[Data listing]
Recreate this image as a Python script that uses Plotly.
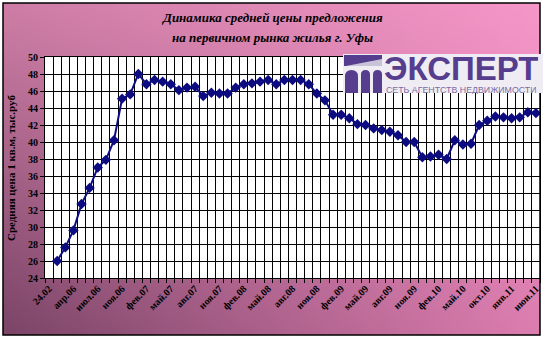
import zlib, struct, base64
import plotly.graph_objects as go

# ---------------- data ----------------
tick_labels = ["24.02", "апр.06", "июл.06", "ноя.06", "фев.07", "май.07", "авг.07",
               "ноя.07", "фев.08", "май.08", "авг.08", "ноя.08", "фев.09", "май.09",
               "авг.09", "ноя.09", "фев.10", "май.10", "окт.10", "янв.11", "июн.11"]
values = [None, 26.0, 27.6, 29.6, 32.7, 34.6, 37.0, 37.9, 40.2, 45.1, 45.6,
          48.0, 46.8, 47.3, 47.1, 46.8, 46.1, 46.4, 46.5, 45.4, 45.8,
          45.7, 45.7, 46.4, 46.8, 46.9, 47.1, 47.3, 46.8, 47.3, 47.3,
          47.3, 46.8, 45.7, 44.9, 43.2, 43.2, 42.8, 42.1, 42.0, 41.6,
          41.4, 41.2, 40.8, 40.0, 40.0, 38.2, 38.3, 38.5, 38.0, 40.2,
          39.7, 39.8, 42.0, 42.5, 43.0, 42.9, 42.8, 42.9, 43.5, 43.4]
label_step = 3
title_lines = ["Динамика средней цены предложения", "на первичном рынка жилья г. Уфы"]
y_title = "Средняя цена 1 кв.м, тыс.руб"

# ---------------- geometry helpers ----------------
W, H = 543, 340
ML, MR, MT, MB = 45, 3, 57, 62
PW, PH = W - ML - MR, H - MT - MB

def px(x):
    return (x - ML) / PW

def py(y):
    return (H - MB - y) / PH

# ---------------- gradient background (png) ----------------
def make_png(w, h, rows):
    raw = b"".join(b"\x00" + bytes(r) for r in rows)
    def chunk(t, d):
        return struct.pack(">I", len(d)) + t + d + struct.pack(">I", zlib.crc32(t + d) & 0xffffffff)
    return (b"\x89PNG\r\n\x1a\n" + chunk(b"IHDR", struct.pack(">IIBBBBB", w, h, 8, 2, 0, 0, 0))
            + chunk(b"IDAT", zlib.compress(raw)) + chunk(b"IEND", b""))

TL, TR, BL, BR = (205, 125, 165), (245, 150, 200), (125, 70, 105), (220, 125, 175)
gw, gh = 40, 25
rows = []
for j in range(gh):
    v = j / (gh - 1)
    row = []
    for i in range(gw):
        u = i / (gw - 1)
        for c in range(3):
            top = TL[c] * (1 - u) + TR[c] * u
            bot = BL[c] * (1 - u) + BR[c] * u
            row.append(int(round(top * (1 - v) + bot * v)))
    rows.append(row)
bg_src = "data:image/png;base64," + base64.b64encode(make_png(gw, gh, rows)).decode()

# ---------------- figure ----------------
x = list(range(len(values)))
serif = "Liberation Serif"
navy = "#0c0c80"

fig = go.Figure(go.Scatter(
    x=x, y=values, mode="lines+markers",
    line=dict(color=navy, width=2),
    marker=dict(symbol="diamond", size=8, color=navy),
    connectgaps=False, hoverinfo="x+y"))

fig.update_layout(
    width=W, height=H,
    margin=dict(l=ML, r=MR, t=MT, b=MB, pad=0),
    paper_bgcolor="white", plot_bgcolor="white",
    showlegend=False,
    images=[dict(source=bg_src, xref="paper", yref="paper",
                 x=px(3), y=py(3), sizex=px(540) - px(3), sizey=py(3) - py(335),
                 xanchor="left", yanchor="top", sizing="stretch", layer="below")],
)

fig.update_xaxes(
    range=[-0.5, len(values) - 0.5],
    tickmode="array", tickvals=list(range(0, len(values), label_step)), ticktext=tick_labels,
    tickangle=-45, ticks="", showgrid=False, zeroline=False,
    tickfont=dict(family=serif, size=10, color="black", weight="bold"),
    showline=True, linecolor="black", linewidth=1, mirror=True,
    minor=dict(tickmode="linear", tick0=-0.5, dtick=1, showgrid=True,
               gridcolor="black", gridwidth=1, ticks="outside", ticklen=4,
               tickcolor="black", tickwidth=1),
)
fig.update_yaxes(
    range=[24, 50], dtick=2, tick0=24, showgrid=True, gridcolor="black", gridwidth=1,
    ticks="outside", ticklen=4, tickcolor="black", zeroline=False,
    tickfont=dict(family=serif, size=10, color="black", weight="bold"),
    showline=True, linecolor="black", linewidth=1, mirror=True,
)

ann = []
ann.append(dict(text="<b><i>" + title_lines[0] + "</i></b>", xref="paper", yref="paper",
                x=px(272), y=py(18), showarrow=False, xanchor="center", yanchor="middle",
                font=dict(family=serif, size=13, color="black")))
ann.append(dict(text="<b><i>" + title_lines[1] + "</i></b>", xref="paper", yref="paper",
                x=px(272), y=py(37), showarrow=False, xanchor="center", yanchor="middle",
                font=dict(family=serif, size=13, color="black")))
ann.append(dict(text="<b>" + y_title + "</b>", xref="paper", yref="paper",
                x=px(11), y=py(168), showarrow=False, textangle=-90,
                xanchor="center", yanchor="middle",
                font=dict(family=serif, size=11, color="black")))

# logo
purple = "#563d8e"
ann.append(dict(text="<b>ЭКСПЕРТ</b>", xref="paper", yref="paper",
                x=px(383), y=py(68), showarrow=False, xanchor="left", yanchor="middle",
                height=28, borderpad=0,
                font=dict(family="Liberation Sans", size=33, color=purple)))
ann.append(dict(text="СЕТЬ АГЕНТСТВ НЕДВИЖИМОСТИ", xref="paper", yref="paper",
                x=px(385), y=py(89.5), showarrow=False, xanchor="left", yanchor="middle",
                height=8, borderpad=0,
                font=dict(family="Liberation Sans", size=8.8, color="#7a6ca4")))
fig.update_layout(annotations=ann)

def path(points, close=True):
    s = "M " + " L ".join(f"{px(a):.5f},{py(b):.5f}" for a, b in points)
    return s + (" Z" if close else "")

def arch(x0, x1, top, bottom):
    r = (x1 - x0) / 2
    xm = (x0 + x1) / 2
    return (f"M {px(x0):.5f},{py(bottom):.5f} L {px(x0):.5f},{py(top + r):.5f} "
            f"Q {px(x0):.5f},{py(top):.5f} {px(xm):.5f},{py(top):.5f} "
            f"Q {px(x1):.5f},{py(top):.5f} {px(x1):.5f},{py(top + r):.5f} "
            f"L {px(x1):.5f},{py(bottom):.5f} Z")

shapes = []
# white plot area above the gradient image
shapes.append(dict(type="rect", xref="paper", yref="paper", x0=0, x1=1, y0=0, y1=1,
                   line=dict(width=0), fillcolor="white", layer="below"))
# outer frame
shapes.append(dict(type="rect", xref="paper", yref="paper", x0=px(3), x1=px(540),
                   y0=py(335), y1=py(3), line=dict(color="black", width=1.5),
                   fillcolor="rgba(0,0,0,0)", layer="above"))
# logo box
shapes.append(dict(type="rect", xref="paper", yref="paper", x0=px(343), x1=px(543),
                   y0=py(93), y1=py(54), line=dict(width=0), fillcolor="#efedf3", layer="above"))
shapes.append(dict(type="path", xref="paper", yref="paper",
                   path=path([(344, 55), (382, 55), (382, 66), (344, 66)]),
                   line=dict(width=0), fillcolor=purple, layer="above"))
shapes.append(dict(type="path", xref="paper", yref="paper",
                   path=path([(346, 66), (382, 59), (382, 66)]),
                   line=dict(width=0), fillcolor="#c9c3d8", layer="above"))
for a0, a1 in [(345, 358), (361, 370), (373, 382)]:
    shapes.append(dict(type="path", xref="paper", yref="paper", path=arch(a0, a1, 70, 93),
                       line=dict(width=0), fillcolor=purple, layer="above"))
fig.update_layout(shapes=shapes)

fig.write_html("out.html")
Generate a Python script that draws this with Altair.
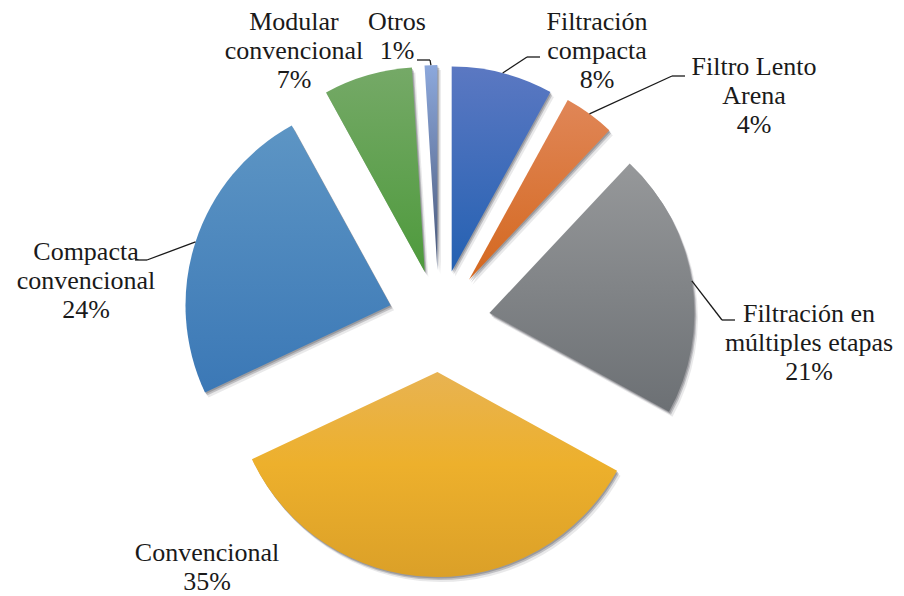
import altair as alt
import numpy as np
import pandas as pd

# ---------------- data ----------------
categories = [
    "Filtración compacta",
    "Filtro Lento Arena",
    "Filtración en múltiples etapas",
    "Convencional",
    "Compacta convencional",
    "Modular convencional",
    "Otros",
]
values = [8, 4, 21, 35, 24, 7, 1]
label_names = [
    "Filtración\ncompacta",
    "Filtro Lento\nArena",
    "Filtración en\nmúltiples etapas",
    "Convencional",
    "Compacta\nconvencional",
    "Modular\nconvencional",
    "Otros",
]

# ---------------- layout / style ----------------
W, H = 888, 588
CX, CY = 431, 313          # pie centre inside the plot area (pixels)
RADIUS = 205
EXPLODE = 51
FONT = "Liberation Serif, Times New Roman, serif"

# label anchor (centre x, first baseline y) relative to the pie centre, y up
label_pos = {
    "Filtración compacta": (158, 291),
    "Filtro Lento Arena": (315, 246),
    "Filtración en múltiples etapas": (370, -1),
    "Convencional": (-232, -240),
    "Compacta convencional": (-353, 61),
    "Modular convencional": (-145, 291),
    "Otros": (-42, 291),
}
# leader line: elbow point and end point, relative to the pie centre, y up
leader_pos = {
    "Filtración compacta": (88, 264, 101, 264),
    "Filtro Lento Arena": (233, 245, 246, 245),
    "Filtración en múltiples etapas": (283, 1, 296, 1),
    "Compacta convencional": (-292, 61, -304, 61),
    "Otros": (-9, 261, -22, 261),
}
gradients = {
    "Filtración compacta": [("#5b78c2", 0), ("#2461b2", 1)],
    "Filtro Lento Arena": [("#e08657", 0), ("#d4681f", 1)],
    "Filtración en múltiples etapas": [("#96989a", 0), ("#6c7074", 1)],
    "Convencional": [("#e8b352", 0), ("#edb02c", 0.45), ("#dba028", 1)],
    "Compacta convencional": [("#5d95c4", 0), ("#3b78b6", 1)],
    "Modular convencional": [("#75a967", 0), ("#4e9a3c", 1)],
    "Otros": [("#8ca8dc", 0), ("#4a5878", 1)],
}

# ---------------- derived table ----------------
total = sum(values)
end = np.cumsum(values)
start = end - np.array(values)
mid = (start + end) / 2 / total * 2 * np.pi

df = pd.DataFrame({
    "cat": categories,
    "value": values,
    "start": start,
    "end": end,
    "cx": EXPLODE * np.sin(mid),
    "cy": EXPLODE * np.cos(mid),
    "label": [f"{n}\n{v}%" for n, v in zip(label_names, values)],
    "lx": [label_pos[c][0] for c in categories],
    "ly": [label_pos[c][1] for c in categories],
})

lead_rows = []
for c, m in zip(categories, mid):
    if c in leader_pos:
        ex, ey, tx, ty = leader_pos[c]
        r = RADIUS + EXPLODE
        lead_rows.append({"cat": c, "ax": r * np.sin(m), "ay": r * np.cos(m),
                          "ex": ex, "ey": ey, "tx": tx, "ty": ty})
lead = pd.DataFrame(lead_rows)

xs = alt.Scale(domain=[-CX, W - CX], nice=False, zero=False)
ys = alt.Scale(domain=[-(H - CY), CY], nice=False, zero=False)
ts = alt.Scale(domain=[0, total], range=[0, 2 * np.pi])

layers = []

# soft shadow
for dx, dy, op in [(3.5, -5, 0.10), (2, -3, 0.22), (1, -1.5, 0.25)]:
    layers.append(
        alt.Chart(df)
        .transform_calculate(sx=f"datum.cx + {dx}", sy=f"datum.cy + {dy}")
        .mark_arc(radius=RADIUS, fill="#2a2a35", opacity=op)
        .encode(
            x=alt.X("sx:Q", scale=xs, axis=None),
            y=alt.Y("sy:Q", scale=ys, axis=None),
            theta=alt.Theta("start:Q", scale=ts),
            theta2=alt.Theta2("end:Q"),
        )
    )

# slices with vertical gradients
for c in categories:
    grad = alt.LinearGradient(
        gradient="linear",
        stops=[alt.GradientStop(color=col, offset=off) for col, off in gradients[c]],
        x1=0, x2=0, y1=0, y2=1,
    )
    layers.append(
        alt.Chart(df)
        .transform_filter(alt.datum.cat == c)
        .mark_arc(radius=RADIUS, fill=grad)
        .encode(
            x=alt.X("cx:Q", scale=xs, axis=None),
            y=alt.Y("cy:Q", scale=ys, axis=None),
            theta=alt.Theta("start:Q", scale=ts),
            theta2=alt.Theta2("end:Q"),
        )
    )

# leader lines
layers.append(
    alt.Chart(lead).mark_rule(color="#1a1a1a", strokeWidth=1.3).encode(
        x=alt.X("ax:Q", scale=xs, axis=None),
        y=alt.Y("ay:Q", scale=ys, axis=None),
        x2="ex:Q", y2="ey:Q",
    )
)
layers.append(
    alt.Chart(lead).mark_rule(color="#1a1a1a", strokeWidth=1.3).encode(
        x=alt.X("ex:Q", scale=xs, axis=None),
        y=alt.Y("ey:Q", scale=ys, axis=None),
        x2="tx:Q", y2="ty:Q",
    )
)

# labels
layers.append(
    alt.Chart(df).mark_text(
        font=FONT, fontSize=26, lineBreak="\n", lineHeight=29,
        align="center", baseline="alphabetic", color="#1a1a1a",
    ).encode(
        x=alt.X("lx:Q", scale=xs, axis=None),
        y=alt.Y("ly:Q", scale=ys, axis=None),
        text="label:N",
    )
)

chart = (
    alt.layer(*layers)
    .properties(width=W, height=H, padding=0,
                autosize=alt.AutoSizeParams(type="none"), background="white")
    .configure_view(stroke=None)
)

chart.save("out.html", embed_options={"renderer": "svg", "actions": False})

[Problem to solve] Reproduce, word for word, every line from the start of the records down to and including the line with "import plotly.graph_objects as go"; skip the pictures.

[Finished exercise]
Recreate this image as a Python script that uses Plotly.
import zlib, struct, base64
import plotly.graph_objects as go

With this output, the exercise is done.